D–dimer is one of the protein fragments produced when a blood clot gets dissolved in the body. It is normally undetectable or detectable at a very low level unless the body is forming and breaking down blood clots. Then, its level in the blood can significantly rise.
Blood clotting is an important process that prevents you from losing too much blood when you are injured. Normally, your body will dissolve the clot once your injury has healed. With a blood clotting disorder, clots can form when you don’t have an obvious injury or don’t dissolve when they should. These conditions can be very serious and even life-threatening. A D-dimer test can show if you have one of these conditions.
What is it used for?
A D-dimer test is most often used to find out whether you have a blood clotting disorder. These disorders include:
- Deep Vein Thrombosis (DVT), a blood clot that’s deep inside a vein. These clots usually affect the lower legs, but they can also happen in other parts of the body.
- Pulmonary Embolism (PE), a blockage in an artery in the lungs. It usually happens when a blood clot in another part of the body breaks loose and travels to the lungs. DVT clots are a common cause of PE.

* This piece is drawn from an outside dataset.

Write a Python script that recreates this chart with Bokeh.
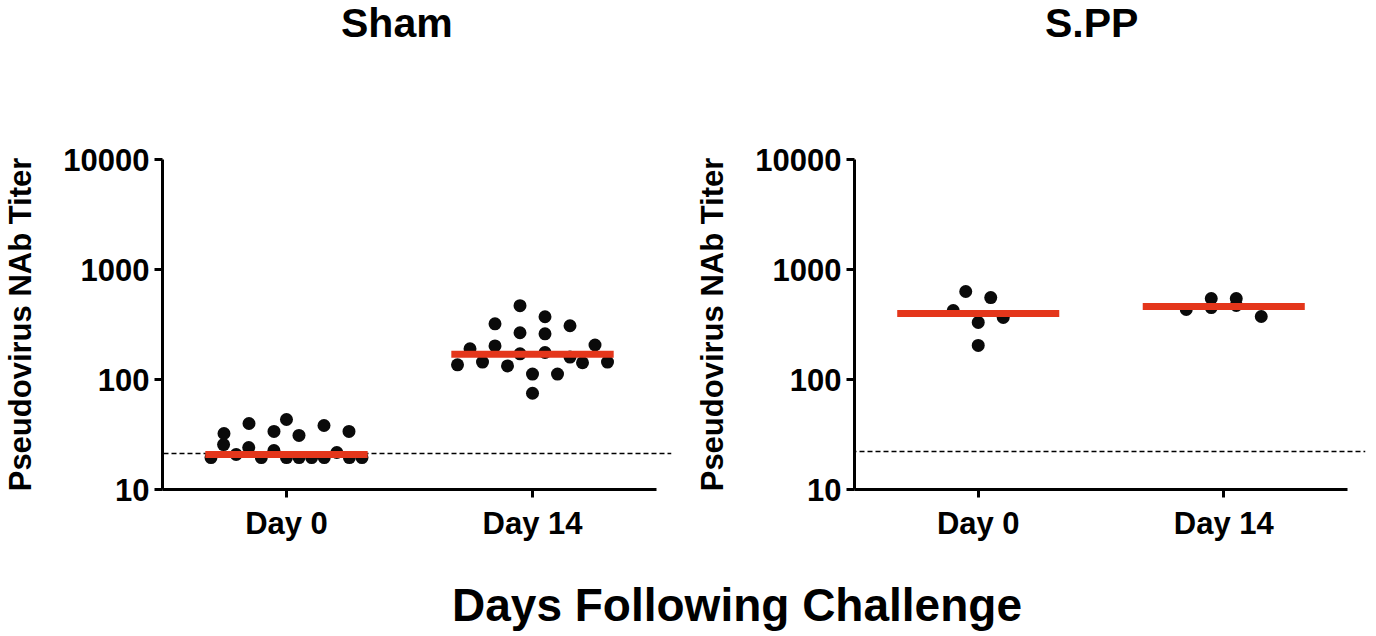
import numpy as np
from bokeh.plotting import figure
from bokeh.models import Range1d, FixedTicker, Div, Arrow
from bokeh.layouts import column, row
from bokeh.embed import file_html
from bokeh.resources import INLINE

# ---------------- data ----------------
groups = ["Day 0", "Day 14"]
panel_titles = ["Sham", "S.PP"]

sham_day0 = [19.5, 25.6, 20.8, 24.1, 32.3, 43.3, 19.5, 39.8, 22.6, 19.5,
             33.7, 19.5, 19.5, 31.0, 19.5, 38.2, 21.7, 33.7, 19.5, 19.5]
sham_day14 = [136, 190, 144, 202, 321, 133, 171, 266, 75, 112,
              176, 469, 112, 160, 260, 372, 142, 308, 144, 206]
spp_day0 = [424, 631, 204, 330, 556, 366]
spp_day14 = [433, 545, 451, 471, 374, 545]

sham_median = [20.8, 170]
spp_median = [398, 461]
sham_cutoff = 21.2
spp_cutoff = 22.1

y_ticks = [10, 100, 1000, 10000]
y_tick_labels = ["10", "100", "1000", "10000"]
y_label = "Pseudovirus NAb Titer"
x_label = "Days Following Challenge"

# ---------------- styling ----------------
FONT = "Liberation Sans"
DOT = 13
RED = "#E4361B"
X_START, X_END = -0.504, 1.504
FRAME_H = 330
MED_HALF = 0.33


def swarm(vals, center, px_cat, px_dec, step=25.0, max_half=75.5):
    """Simple row-binned swarm layout (keeps list order inside a row)."""
    ly = np.log10(np.asarray(vals, dtype=float)) * px_dec
    remaining = sorted(range(len(vals)), key=lambda i: ly[i])
    xs = [0.0] * len(vals)
    while remaining:
        base = ly[remaining[0]]
        rowi = sorted(i for i in remaining if ly[i] - base < DOT + 0.5)
        n = len(rowi)
        s = step if n < 2 else min(step, 2 * max_half / (n - 1))
        for k, i in enumerate(rowi):
            xs[i] = center + (k - (n - 1) / 2) * s / px_cat
        remaining = [i for i in remaining if i not in rowi]
    return xs


def make_panel(series, medians, cutoff, axis_w, b_left, b_right, b_top, b_bottom, ext):
    px_cat = axis_w / (X_END - X_START)
    x_end_frame = X_END + ext[1] / px_cat
    frame_w = axis_w + ext[1]
    p = figure(frame_width=frame_w, frame_height=FRAME_H,
               x_range=Range1d(X_START, x_end_frame), y_range=Range1d(10, 10000),
               y_axis_type="log", output_backend="svg", toolbar_location=None,
               min_border_left=b_left, min_border_right=b_right,
               min_border_top=b_top, min_border_bottom=b_bottom,
               background_fill_color="white", border_fill_color="white")
    p.outline_line_color = None
    p.grid.visible = False

    px_dec = FRAME_H / 3.0

    cut = Arrow(start=None, end=None,
                x_start=X_START - ext[0] / px_cat, x_end=x_end_frame,
                y_start=cutoff, y_end=cutoff,
                line_color="black", line_width=1.5, line_dash="5 3", level="underlay")
    p.add_layout(cut)

    for gi, vals in enumerate(series):
        xs = swarm(vals, gi, px_cat, px_dec)
        p.scatter(xs, vals, size=DOT, fill_color="#0a0a0a", line_color=None)

    idx = np.arange(len(groups))
    p.segment(x0=idx - MED_HALF, x1=idx + MED_HALF, y0=medians, y1=medians,
              line_color=RED, line_width=7, line_cap="butt")

    for ax in (p.xaxis, p.yaxis):
        ax.axis_line_width = 3
        ax.axis_line_color = "black"
        ax.major_tick_line_width = 3
        ax.major_tick_line_color = "black"
        ax.major_tick_out = 8
        ax.major_tick_in = 0
        ax.minor_tick_line_color = None
        ax.major_label_text_font = FONT
        ax.major_label_text_font_style = "bold"
        ax.major_label_text_font_size = "31px"
        ax.major_label_text_color = "black"

    p.xaxis.bounds = (X_START, X_END)
    p.xaxis.ticker = FixedTicker(ticks=list(range(len(groups))))
    p.xaxis.major_label_overrides = {i: g for i, g in enumerate(groups)}
    p.xaxis.major_label_standoff = 8

    p.yaxis.ticker = FixedTicker(ticks=y_ticks)
    p.yaxis.major_label_overrides = {t: l for t, l in zip(y_ticks, y_tick_labels)}
    p.yaxis.major_label_standoff = 5
    p.yaxis.axis_label = y_label
    p.yaxis.axis_label_text_font = FONT
    p.yaxis.axis_label_text_font_style = "bold"
    p.yaxis.axis_label_text_font_size = "31px"
    p.yaxis.axis_label_text_color = "black"
    p.yaxis.axis_label_standoff = 22
    return p


p1 = make_panel([sham_day0, sham_day14], sham_median, sham_cutoff,
                494, 155, 21, 105, 92, (15, 15))
p2 = make_panel([spp_day0, spp_day14], spp_median, spp_cutoff,
                493, 156, 8, 109, 88, (11, 18))


def title_div(text, width, pad):
    return Div(text=text, width=width, height=40,
               styles={"font-family": FONT, "font-weight": "bold", "font-size": "41px",
                       "padding-left": f"{pad}px", "color": "black",
                       "white-space": "nowrap", "line-height": "37px"})


t1 = title_div(panel_titles[0], 685, 336)
t2 = title_div(panel_titles[1], 675, 345)

xlab = Div(text=x_label, width=1368, height=55,
           styles={"font-family": FONT, "font-weight": "bold", "font-size": "46px",
                   "padding-left": "447px", "color": "black", "white-space": "nowrap",
                   "line-height": "46px"})

layout = column(row(t1, t2), row(p1, p2), xlab)
open("out.html", "w").write(file_html(layout, INLINE))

- Disseminated intravascular coagulation (DIC), a condition that causes too many blood clots to form. They can form throughout the body, causing organ damage and other serious complications. DIC may be caused by traumatic injuries or certain types of infections or cancer.
- Stroke– a blockage in the blood supply to the brain.
Role of D-Dimer Test in Covid-19 Prognosis
In Covid-19 patients, where the virus affects the lung and in the process there is a series of cascading immunological response called as “Cytokine Storm”, there is inflammation in the pulmonary tissue which can cause internal bleeding and clotting. The clotting process releases D-Dimer which can be detected through the test and that can give an indication about the extent of the infection also help the clinician the further treatment regime.